Chairman of the occasion, Mr. Mutiu Sunmonu, said character was the bedrock of good governance and good corporate practices.

Sunmonu said, “If you don’t have the right character, no matter the rule and compliance, everything will fail. Parents have a role to play in bringing up children with good character.”

Meanwhile, during an appearance on Prime Time, an Arise Television programme, Ndume said he would resist any attempt to punish the poor with more taxes.

He advised the federal government to go after rich individuals and corporations, adding that millions of Nigerians are barely surviving and cannot afford to be taxed more than they already are.

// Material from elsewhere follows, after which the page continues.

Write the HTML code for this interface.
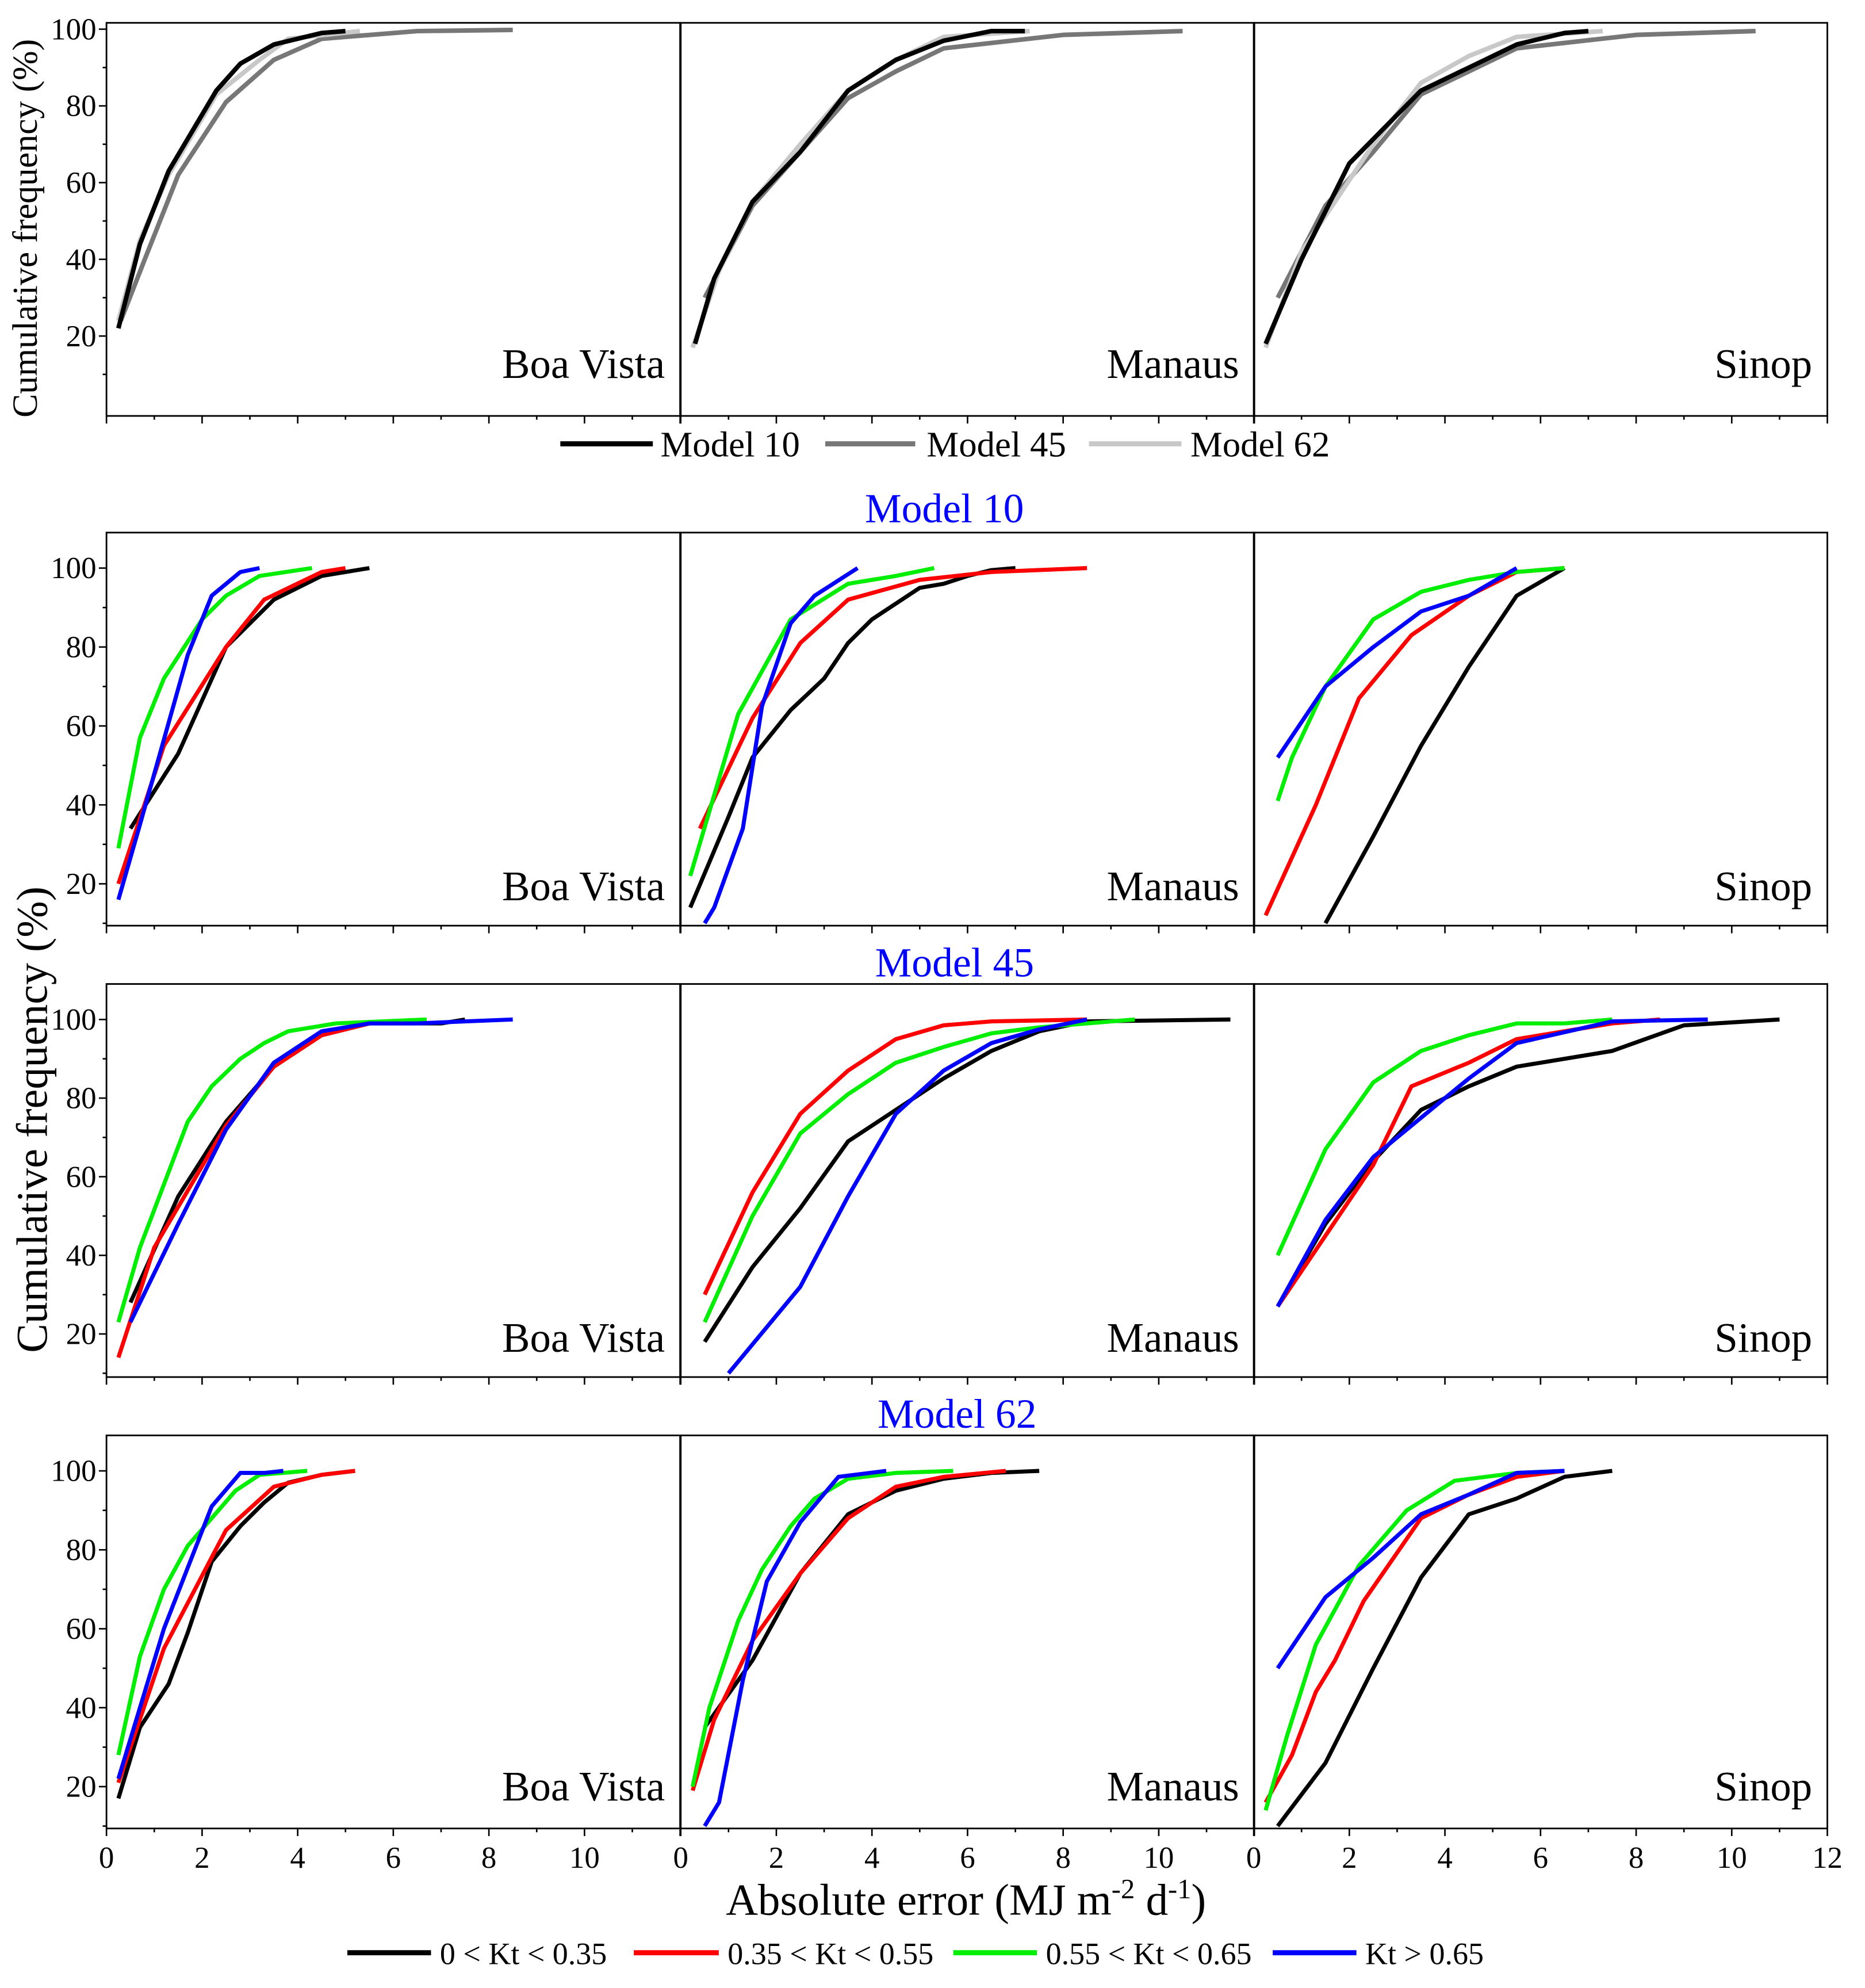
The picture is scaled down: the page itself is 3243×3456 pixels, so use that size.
<!DOCTYPE html>
<html><head><meta charset="utf-8"><style>html,body{margin:0;padding:0;background:#fff}svg{display:block}</style></head>
<body>
<svg id="chart" xmlns="http://www.w3.org/2000/svg" width="3243" height="3456" viewBox="0 0 1471.2 1567.8" font-family="'Liberation Serif', serif">
<rect width="1472" height="1568" fill="#fff"/>
<g id="g"></g>
<text transform="translate(29,180) rotate(-90)" text-anchor="middle" font-size="28">Cumulative frequency (%)</text>
<text transform="translate(37,883) rotate(-90)" text-anchor="middle" font-size="34.5">Cumulative frequency (%)</text>
<text x="762" y="1510" text-anchor="middle" font-size="35">Absolute error (MJ m<tspan dy="-13" font-size="22">-2</tspan><tspan dy="13"> d</tspan><tspan dy="-13" font-size="22">-1</tspan><tspan dy="13">)</tspan></text>
<text x="745" y="412" text-anchor="middle" font-size="32.5" fill="#0000ff">Model 10</text>
<text x="753" y="770" text-anchor="middle" font-size="32.5" fill="#0000ff">Model 45</text>
<text x="755" y="1126" text-anchor="middle" font-size="32.5" fill="#0000ff">Model 62</text>
<g font-size="28.5">
<line x1="442" y1="350" x2="515" y2="350" stroke="#000" stroke-width="4"/><text x="521" y="360">Model 10</text>
<line x1="651" y1="350" x2="722" y2="350" stroke="#777" stroke-width="4"/><text x="731" y="360">Model 45</text>
<line x1="859" y1="350" x2="932" y2="350" stroke="#c8c8c8" stroke-width="4"/><text x="939" y="360">Model 62</text>
</g>
<g font-size="24.5">
<line x1="274" y1="1540" x2="340" y2="1540" stroke="#000" stroke-width="4"/><text x="347" y="1549">0 &lt; Kt &lt; 0.35</text>
<line x1="500" y1="1540" x2="567" y2="1540" stroke="#ff0000" stroke-width="4"/><text x="574" y="1549">0.35 &lt; Kt &lt; 0.55</text>
<line x1="752" y1="1540" x2="818" y2="1540" stroke="#00ee00" stroke-width="4"/><text x="825" y="1549">0.55 &lt; Kt &lt; 0.65</text>
<line x1="1004" y1="1540" x2="1070" y2="1540" stroke="#0000ff" stroke-width="4"/><text x="1077" y="1549">Kt &gt; 0.65</text>
</g>
</svg>
<script>
const sites=["Boa Vista","Manaus","Sinop"];
const yTicks=[20,40,60,80,100];
const xTicks=[0,2,4,6,8,10,12];
const r1_m10=[[[0.25,22],[0.7,44],[1.3,63],[2.3,84],[2.8,91],[3.5,96],[4.5,99],[5,99.5]],[[0.3,18],[0.7,35],[1.5,55],[2.5,68],[3.5,84],[4.5,92],[5.5,97],[6.5,99.5],[7.2,99.5]],[[0.25,18],[1,40],[2,65],[3.5,84],[4.5,90],[5.5,96],[6.5,99],[7,99.5]]];
const r1_m45=[[[0.3,24],[0.8,40],[1.5,62],[2.5,81],[3.5,92],[4.5,97.5],[6.5,99.5],[8.5,99.8]],[[0.5,30],[1.5,54],[2.5,68],[3.5,82],[4.5,89],[5.5,95],[8,98.5],[10.5,99.5]],[[0.5,30],[1.5,54],[2.5,68],[3.5,83],[4.5,89],[5.5,95],[8,98.5],[10.5,99.5]]];
const r1_m62=[[[0.25,24],[0.7,45],[1.3,62],[2.3,83],[3.2,92],[3.8,97.5],[5.3,99.5]],[[0.25,17],[0.8,37],[1.5,55],[2.5,70],[3.5,84],[4.5,92],[5.5,98],[7.3,99.5]],[[0.25,17],[1,42],[2.5,70],[3.5,86],[4.5,93],[5.5,98],[7.3,99.5]]];
const m10=[
[[[0.5,34],[1.5,53],[2.5,80],[3.5,92],[4.5,98],[5.5,100]],[[0.25,20],[1.2,55],[2.5,80],[3.3,92],[4.5,99],[5.0,100]],[[0.25,29],[0.7,57],[1.2,72],[2.0,87],[2.5,93],[3.2,98],[4.3,100]],[[0.25,16],[0.7,35],[1.7,78],[2.2,93],[2.8,99],[3.2,100]]],
[[[0.2,14],[1,37],[1.5,52],[2.3,64],[3,72],[3.5,81],[4,87],[5,95],[5.5,96],[6,98],[6.5,99.5],[7,100]],[[0.4,34],[1.5,62],[2.5,81],[3.5,92],[5,97],[6.5,99],[8.5,100]],[[0.2,22],[1.2,63],[2.3,87],[3.5,96],[4.5,98],[5.3,100]],[[0.5,10],[0.7,14],[1.3,34],[1.7,65],[2.3,86],[2.8,93],[3.7,100]]],
[[[1.5,10],[2.5,32],[3.5,55],[4.5,75],[5.5,93],[6.5,100]],[[0.25,12],[0.7,24],[1.3,40],[2.2,67],[3.3,83],[4.5,93],[5.5,99],[6.5,100]],[[0.5,41],[0.8,52],[1.5,70],[2.5,87],[3.5,94],[4.5,97],[5.5,99],[6.5,100]],[[0.5,52],[1.5,70],[2.5,80],[3.5,89],[4.5,93],[5.5,100]]]];
const m45=[
[[[0.5,28],[1.5,55],[2.5,74],[3.5,88],[4.5,96],[5.5,99],[7,99],[7.5,100]],[[0.25,14],[1,42],[2.5,73],[3.5,88],[4.5,96],[5.5,99],[6.5,99.5]],[[0.25,23],[0.7,42],[1.7,74],[2.2,83],[2.8,90],[3.3,94],[3.8,97],[4.8,99],[6.7,100]],[[0.5,23],[1.5,48],[2.5,72],[3.5,89],[4.5,97],[5.5,99],[6.5,99],[7.5,99.5],[8.5,100]]],
[[[0.5,18],[1.5,37],[2.5,52],[3.5,69],[4.5,77],[5.5,85],[6.5,92],[7.5,97],[8.5,99.5],[11.5,100]],[[0.5,30],[1.5,56],[2.5,76],[3.5,87],[4.5,95],[5.5,98.5],[6.5,99.5],[8.5,100]],[[0.5,23],[1.5,50],[2.5,71],[3.5,81],[4.5,89],[5.5,93],[6.5,96.5],[7.5,98],[9.5,100]],[[1,10],[2.5,32],[3.5,55],[4.5,76],[5.5,87],[6.5,94],[7.5,97.5],[8.5,100]]],
[[[0.5,27],[1.5,48],[2.5,64],[3.5,77],[4.5,83],[5.5,88],[7.5,92],[9,98.5],[11,100]],[[0.5,27],[1.5,45],[2.5,63],[3.3,83],[4.5,89],[5.5,95],[7.5,99],[8.5,100]],[[0.5,40],[1.5,67],[2.5,84],[3.5,92],[4.5,96],[5.5,99],[6.5,99],[7.5,100]],[[0.5,27],[1.5,49],[2.5,65],[3.5,75],[4.5,85],[5.5,94],[7.5,99.5],[9.5,100]]]];
const m62=[
[[[0.25,17],[0.7,35],[1.3,46],[1.7,59],[2.2,77],[2.8,86],[3.3,92],[3.8,97],[4.5,99],[5.2,100]],[[0.25,21],[1.2,55],[2.5,85],[3.5,96],[4.5,99],[5.2,100]],[[0.25,28],[0.7,53],[1.2,70],[1.7,81],[2.2,88],[2.7,95],[3.2,99],[4.2,100]],[[0.25,22],[1.2,60],[2.2,91],[2.8,99.5],[3.3,99.5],[3.7,100]]],
[[[0.5,35],[1.5,52],[2.5,74],[3.5,89],[4.5,95],[5.5,98],[6.5,99.5],[7.5,100]],[[0.25,19],[0.7,37],[1.5,57],[2.5,74],[3.5,88],[4.5,96],[5.5,98.5],[6.8,100]],[[0.25,20],[0.6,40],[1.2,62],[1.7,75],[2.3,86],[2.8,93],[3.5,98],[4.5,99.5],[5.7,100]],[[0.5,10],[0.8,16],[1.3,47],[1.8,72],[2.5,87],[3.3,98.5],[4.3,100]]],
[[[0.5,10],[1.5,26],[2.5,50],[3.5,73],[4.5,89],[5.5,93],[6.5,98.5],[7.5,100]],[[0.25,16],[0.8,28],[1.3,44],[1.7,52],[2.3,67],[3.5,88],[4.5,94],[5.5,98.5],[6.5,100]],[[0.25,14],[0.7,33],[1.3,56],[2.2,76],[3.2,90],[4.2,97.5],[5.5,99.5],[6.5,100]],[[0.5,50],[1.5,68],[2.5,78],[3.5,89],[4.5,94],[5.5,99.5],[6.5,100]]]];

const NS="http://www.w3.org/2000/svg";
const g=document.getElementById('g');
const colX=[84,537,989],PW=452.5,XPU=PW/12;
const rows=[{top:18,bot:328,y20:265,y100:23,lab:298},{top:420,bot:730,y20:697,y100:448,lab:710},{top:776,bot:1086,y20:1052,y100:804,lab:1066},{top:1132,bot:1442,y20:1409,y100:1160,lab:1420}];
function el(t,a,p){const e=document.createElementNS(NS,t);for(const k in a)e.setAttribute(k,a[k]);(p||g).appendChild(e);return e;}
function xs(c,v){return colX[c]+v*XPU;}
function ys(r,v){const R=rows[r];return R.y20-(v-20)*(R.y20-R.y100)/80;}
const kt=["#000000","#ff0000","#00ee00","#0000ff"];
const kn=["kt-low","kt-mid","kt-high","kt-clear"];
const rowSets=[null,m10,m45,m62];
const rowNames=["models","model-10","model-45","model-62"];
for(let r=0;r<4;r++){
 const R=rows[r];
 for(let c=0;c<3;c++){
  const pg=el('g',{});
  
  
  const cp='cp'+r+c;
  const cl=el('clipPath',{id:cp},pg);el('rect',{x:colX[c],y:R.top,width:PW,height:R.bot-R.top},cl);
  const lines=el('g',{'clip-path':'url(#'+cp+')'},pg);
  const series=[];
  if(r===0){series.push([r1_m10[c],'#000','model-10-line'],[r1_m45[c],'#777','model-45-line'],[r1_m62[c],'#c8c8c8','model-62-line']);}
  else{for(let k=0;k<4;k++)series.push([rowSets[r][c][k],kt[k],kn[k]+'-line']);}
  const order=r===0?[1,2,0]:[0,1,2,3];
  for(const i of order){
   const [d,col,nm]=series[i];
   const p=el('polyline',{points:d.map(q=>xs(c,q[0]).toFixed(1)+','+ys(r,q[1]).toFixed(1)).join(' '),fill:'none',stroke:col,'stroke-width':r===0?3.6:3.2,'stroke-linejoin':'round'},lines);
   
   
  }
  el('rect',{x:colX[c],y:R.top,width:PW,height:R.bot-R.top,fill:'none',stroke:'#000','stroke-width':1.3},pg);
  for(let v=0;v<=12;v++){el('line',{x1:xs(c,v),x2:xs(c,v),y1:R.bot,y2:R.bot+(v%2?3:6),stroke:'#000','stroke-width':1.2},pg);}
  if(c===0){for(let v=10;v<=105;v+=10){const y=ys(r,v);if(y<R.top||y>R.bot)continue;el('line',{x1:colX[0],x2:colX[0]-(v%20?3:6),y1:y,y2:y,stroke:'#000','stroke-width':1.2},pg);}
   for(const v of yTicks){const t=el('text',{x:76,y:ys(r,v)+8,'text-anchor':'end','font-size':24},pg);t.textContent=v;
    
    }
  }
  const sl=el('text',{x:colX[c]+PW-12,y:R.lab,'text-anchor':'end','font-size':33},pg);sl.textContent=sites[c];
  
  
  if(r===3){for(const v of xTicks){if(v===12&&c<2)continue;const t=el('text',{x:xs(c,v),y:1473,'text-anchor':'middle','font-size':24},pg);t.textContent=v;
   
   }}
 }
}
</script>
</body></html>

He said, “We are almost losing the middle class in Nigeria. It is either you have it or you do not have it. Those that are in the middle are being squeezed out.

“If Nigerians can pay for those taxes, it is okay. But in the current situation, increasing taxes is not an alternative at all. I will not support any increase in taxes.

“Let us get things right first. Let people start living and not surviving. Let people have extra income.”

Ndume declared, “The north has more poverty, so if you want to increase taxes again, let’s be considerate. Tax those people who can afford it. Those who can afford the taxes in Nigeria are not even paying for them.

“I’m going to start campaigning against the increase in tax for now because it doesn’t only affect the northerners, it affects the average Nigerian. I’m not saying people should not pay taxes, but don’t tax people who are barely surviving.

“Let the tax authority concentrate on those who are supposed to pay tax.”

Nigeria has been grappling with its worst economic crisis in decades since Tinubu unfurled a raft of reforms, allegedly prescribed by IMF and World Bank, in 2023.